= What is needed =
Write out the listing below exactly, and omit any images you find in it.

= Data lines =
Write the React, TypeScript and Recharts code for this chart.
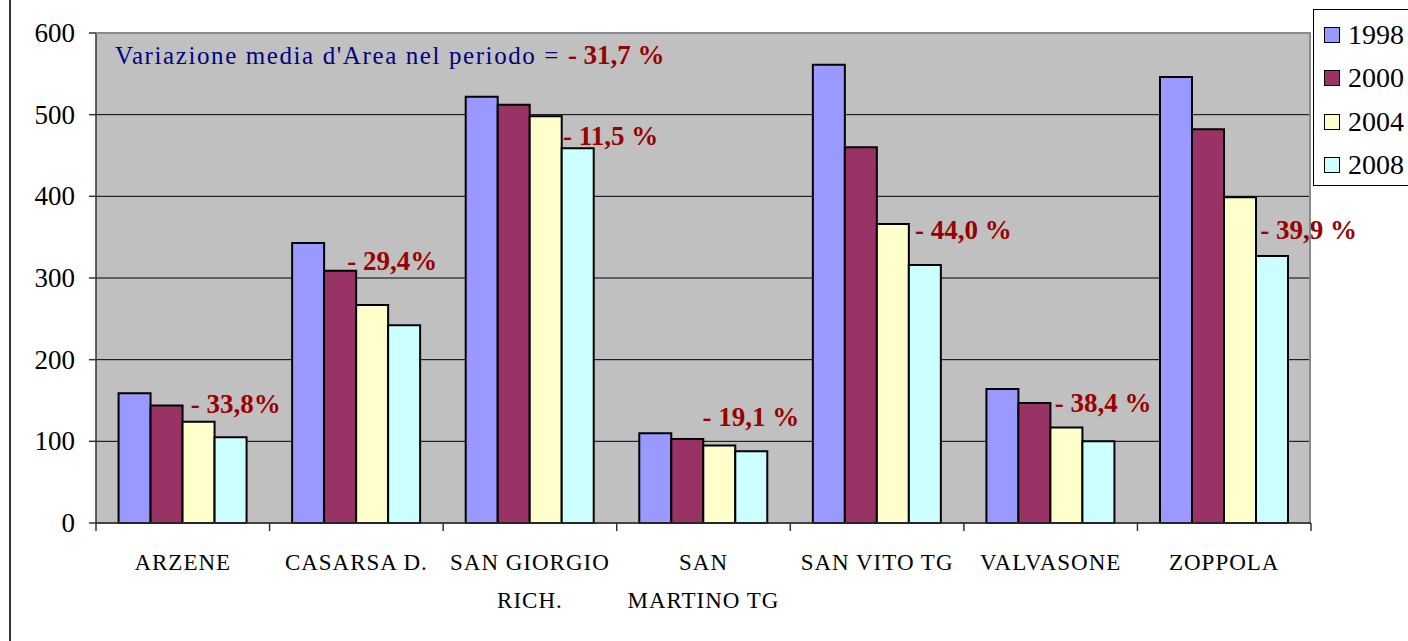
import React from "react";
import {
  Bar,
  BarChart,
  CartesianGrid,
  ReferenceDot,
  XAxis,
  YAxis,
} from "recharts";

const comuni = [
  "ARZENE",
  "CASARSA D.",
  "SAN GIORGIO\nRICH.",
  "SAN\nMARTINO TG",
  "SAN VITO TG",
  "VALVASONE",
  "ZOPPOLA",
];
const v1998 = [159, 343, 522, 110, 561, 164, 546];
const v2000 = [144, 309, 512, 103, 460, 147, 482];
const v2004 = [124, 267, 498, 95, 366, 117, 399];
const v2008 = [105, 242, 459, 88, 316, 100, 327];
const variazioni = ["- 33,8%", "- 29,4%", "- 11,5 %", "- 19,1 %", "- 44,0 %", "- 38,4 %", "- 39,9 %"];
// value height (in y units) where each percentage label sits
const variazioniAt = [146, 321, 474, 130, 359, 147, 359];
const yTicks = [0, 100, 200, 300, 400, 500, 600];

const years = ["1998", "2000", "2004", "2008"];
const colors = ["#9999FF", "#993366", "#FFFFCC", "#CCFFFF"];

const data = comuni.map((c, i) => ({
  name: c,
  "1998": v1998[i],
  "2000": v2000[i],
  "2004": v2004[i],
  "2008": v2008[i],
}));

const W = 1408;
const H = 641;
const M = { top: 33, right: 97, left: 0, bottom: 0 };
const Y_W = 96;
const bandW = (W - Y_W - M.right) / comuni.length;
const labelDx = [8, -9, 33, -1, 38, 4, 36];
const serif = "Liberation Serif";

const CatTick = (props: any) => {
  const { x, y, payload, index } = props;
  const lines = String(payload.value).split("\n");
  const left = x - bandW / 2;
  return (
    <g>
      <line x1={left} y1={y} x2={left} y2={y + 8} stroke="#333" strokeWidth={1.5} />
      {index === comuni.length - 1 && (
        <line x1={x + bandW / 2} y1={y} x2={x + bandW / 2} y2={y + 8} stroke="#333" strokeWidth={1.5} />
      )}
      {lines.map((l, k) => (
        <text
          key={k}
          x={x}
          y={y + 47 + k * 38}
          textAnchor="middle"
          style={{ fontFamily: serif, fontSize: 23, letterSpacing: 1 }}
          fill="#000"
        >
          {l}
        </text>
      ))}
    </g>
  );
};

const ValTick = (props: any) => {
  const { x, y, payload } = props;
  return (
    <text
      x={x}
      y={y}
      textAnchor="end"
      dominantBaseline="central"
      style={{ fontFamily: serif, fontSize: 27 }}
      fill="#000"
    >
      {payload.value}
    </text>
  );
};

const App = () => {
  return (
    <div style={{ position: "absolute", left: 0, top: 0, width: W, height: H, background: "#fff" }}>
      <BarChart
        width={W}
        height={H}
        data={data}
        margin={M}
        barCategoryGap="13%"
        barGap={0}
      >
        <CartesianGrid fill="#C0C0C0" stroke="#000" vertical={false} />
        <XAxis
          dataKey="name"
          interval={0}
          height={118}
          tickLine={false}
          tickSize={0}
          tickMargin={0}
          stroke="#333"
          strokeWidth={1.5}
          tick={<CatTick />}
        />
        <YAxis
          width={Y_W}
          domain={[0, 600]}
          ticks={yTicks}
          interval={0}
          tickSize={7}
          tickMargin={14}
          stroke="#333"
          strokeWidth={1.5}
          tick={<ValTick />}
        />
        {years.map((yr, i) => (
          <Bar
            key={yr}
            dataKey={yr}
            fill={colors[i]}
            stroke="#000"
            strokeWidth={2}
            isAnimationActive={false}
          />
        ))}
        {comuni.map((c, i) => (
          <ReferenceDot
            key={c}
            x={c}
            y={variazioniAt[i]}
            r={0}
            ifOverflow="visible"
            shape={(p: any) => (
              <text
                x={p.cx + labelDx[i]}
                y={p.cy}
                dominantBaseline="central"
                style={{ fontFamily: serif, fontWeight: "bold", fontSize: 27 }}
                fill="#990000"
              >
                {variazioni[i]}
              </text>
            )}
          />
        ))}
      </BarChart>

      {/* plot border */}
      <div
        style={{
          position: "absolute",
          left: Y_W,
          top: M.top - 1,
          width: W - Y_W - M.right,
          height: H - M.top - 118,
          borderTop: "2px solid #8a8a8a",
          borderRight: "2px solid #8a8a8a",
          boxSizing: "border-box",
          pointerEvents: "none",
        }}
      />
      {/* left frame line */}
      <div style={{ position: "absolute", left: 9, top: 0, width: 2, height: H, background: "#333" }} />

      {/* note */}
      <div
        style={{
          position: "absolute",
          left: 115,
          top: 40,
          fontFamily: serif,
          fontSize: 25,
          letterSpacing: 1.6,
          color: "#000080",
          whiteSpace: "nowrap",
        }}
      >
        Variazione media d'Area nel periodo ={" "}
        <span style={{ color: "#990000", fontWeight: "bold", fontSize: 27, letterSpacing: 0 }}>- 31,7 %</span>
      </div>

      {/* legend */}
      <div
        style={{
          position: "absolute",
          left: 1313,
          top: 9,
          width: 110,
          height: 177,
          border: "1px solid #000",
          background: "#fff",
          boxSizing: "border-box",
          paddingTop: 3,
        }}
      >
        {years.map((yr, i) => (
          <div key={yr} style={{ display: "flex", alignItems: "center", height: 43.5 }}>
            <span
              style={{
                display: "inline-block",
                width: 14,
                height: 14,
                marginLeft: 10,
                marginRight: 8,
                background: colors[i],
                border: "1.5px solid #000",
              }}
            />
            <span style={{ fontFamily: serif, fontSize: 28, color: "#000" }}>{yr}</span>
          </div>
        ))}
      </div>
    </div>
  );
};

export default App;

= Answer to the task =
Write the React, TypeScript and Recharts code for this chart.
import React from "react";
import {
  Bar,
  BarChart,
  CartesianGrid,
  ReferenceDot,
  XAxis,
  YAxis,
} from "recharts";

const comuni = [
  "ARZENE",
  "CASARSA D.",
  "SAN GIORGIO\nRICH.",
  "SAN\nMARTINO TG",
  "SAN VITO TG",
  "VALVASONE",
  "ZOPPOLA",
];
const v1998 = [159, 343, 522, 110, 561, 164, 546];
const v2000 = [144, 309, 512, 103, 460, 147, 482];
const v2004 = [124, 267, 498, 95, 366, 117, 399];
const v2008 = [105, 242, 459, 88, 316, 100, 327];
const variazioni = ["- 33,8%", "- 29,4%", "- 11,5 %", "- 19,1 %", "- 44,0 %", "- 38,4 %", "- 39,9 %"];
// value height (in y units) where each percentage label sits
const variazioniAt = [146, 321, 474, 130, 359, 147, 359];
const yTicks = [0, 100, 200, 300, 400, 500, 600];

const years = ["1998", "2000", "2004", "2008"];
const colors = ["#9999FF", "#993366", "#FFFFCC", "#CCFFFF"];

const data = comuni.map((c, i) => ({
  name: c,
  "1998": v1998[i],
  "2000": v2000[i],
  "2004": v2004[i],
  "2008": v2008[i],
}));

const W = 1408;
const H = 641;
const M = { top: 33, right: 97, left: 0, bottom: 0 };
const Y_W = 96;
const bandW = (W - Y_W - M.right) / comuni.length;
const labelDx = [8, -9, 33, -1, 38, 4, 36];
const serif = "Liberation Serif";

const CatTick = (props: any) => {
  const { x, y, payload, index } = props;
  const lines = String(payload.value).split("\n");
  const left = x - bandW / 2;
  return (
    <g>
      <line x1={left} y1={y} x2={left} y2={y + 8} stroke="#333" strokeWidth={1.5} />
      {index === comuni.length - 1 && (
        <line x1={x + bandW / 2} y1={y} x2={x + bandW / 2} y2={y + 8} stroke="#333" strokeWidth={1.5} />
      )}
      {lines.map((l, k) => (
        <text
          key={k}
          x={x}
          y={y + 47 + k * 38}
          textAnchor="middle"
          style={{ fontFamily: serif, fontSize: 23, letterSpacing: 1 }}
          fill="#000"
        >
          {l}
        </text>
      ))}
    </g>
  );
};

const ValTick = (props: any) => {
  const { x, y, payload } = props;
  return (
    <text
      x={x}
      y={y}
      textAnchor="end"
      dominantBaseline="central"
      style={{ fontFamily: serif, fontSize: 27 }}
      fill="#000"
    >
      {payload.value}
    </text>
  );
};

const App = () => {
  return (
    <div style={{ position: "absolute", left: 0, top: 0, width: W, height: H, background: "#fff" }}>
      <BarChart
        width={W}
        height={H}
        data={data}
        margin={M}
        barCategoryGap="13%"
        barGap={0}
      >
        <CartesianGrid fill="#C0C0C0" stroke="#000" vertical={false} />
        <XAxis
          dataKey="name"
          interval={0}
          height={118}
          tickLine={false}
          tickSize={0}
          tickMargin={0}
          stroke="#333"
          strokeWidth={1.5}
          tick={<CatTick />}
        />
        <YAxis
          width={Y_W}
          domain={[0, 600]}
          ticks={yTicks}
          interval={0}
          tickSize={7}
          tickMargin={14}
          stroke="#333"
          strokeWidth={1.5}
          tick={<ValTick />}
        />
        {years.map((yr, i) => (
          <Bar
            key={yr}
            dataKey={yr}
            fill={colors[i]}
            stroke="#000"
            strokeWidth={2}
            isAnimationActive={false}
          />
        ))}
        {comuni.map((c, i) => (
          <ReferenceDot
            key={c}
            x={c}
            y={variazioniAt[i]}
            r={0}
            ifOverflow="visible"
            shape={(p: any) => (
              <text
                x={p.cx + labelDx[i]}
                y={p.cy}
                dominantBaseline="central"
                style={{ fontFamily: serif, fontWeight: "bold", fontSize: 27 }}
                fill="#990000"
              >
                {variazioni[i]}
              </text>
            )}
          />
        ))}
      </BarChart>

      {/* plot border */}
      <div
        style={{
          position: "absolute",
          left: Y_W,
          top: M.top - 1,
          width: W - Y_W - M.right,
          height: H - M.top - 118,
          borderTop: "2px solid #8a8a8a",
          borderRight: "2px solid #8a8a8a",
          boxSizing: "border-box",
          pointerEvents: "none",
        }}
      />
      {/* left frame line */}
      <div style={{ position: "absolute", left: 9, top: 0, width: 2, height: H, background: "#333" }} />

      {/* note */}
      <div
        style={{
          position: "absolute",
          left: 115,
          top: 40,
          fontFamily: serif,
          fontSize: 25,
          letterSpacing: 1.6,
          color: "#000080",
          whiteSpace: "nowrap",
        }}
      >
        Variazione media d'Area nel periodo ={" "}
        <span style={{ color: "#990000", fontWeight: "bold", fontSize: 27, letterSpacing: 0 }}>- 31,7 %</span>
      </div>

      {/* legend */}
      <div
        style={{
          position: "absolute",
          left: 1313,
          top: 9,
          width: 110,
          height: 177,
          border: "1px solid #000",
          background: "#fff",
          boxSizing: "border-box",
          paddingTop: 3,
        }}
      >
        {years.map((yr, i) => (
          <div key={yr} style={{ display: "flex", alignItems: "center", height: 43.5 }}>
            <span
              style={{
                display: "inline-block",
                width: 14,
                height: 14,
                marginLeft: 10,
                marginRight: 8,
                background: colors[i],
                border: "1.5px solid #000",
              }}
            />
            <span style={{ fontFamily: serif, fontSize: 28, color: "#000" }}>{yr}</span>
          </div>
        ))}
      </div>
    </div>
  );
};

export default App;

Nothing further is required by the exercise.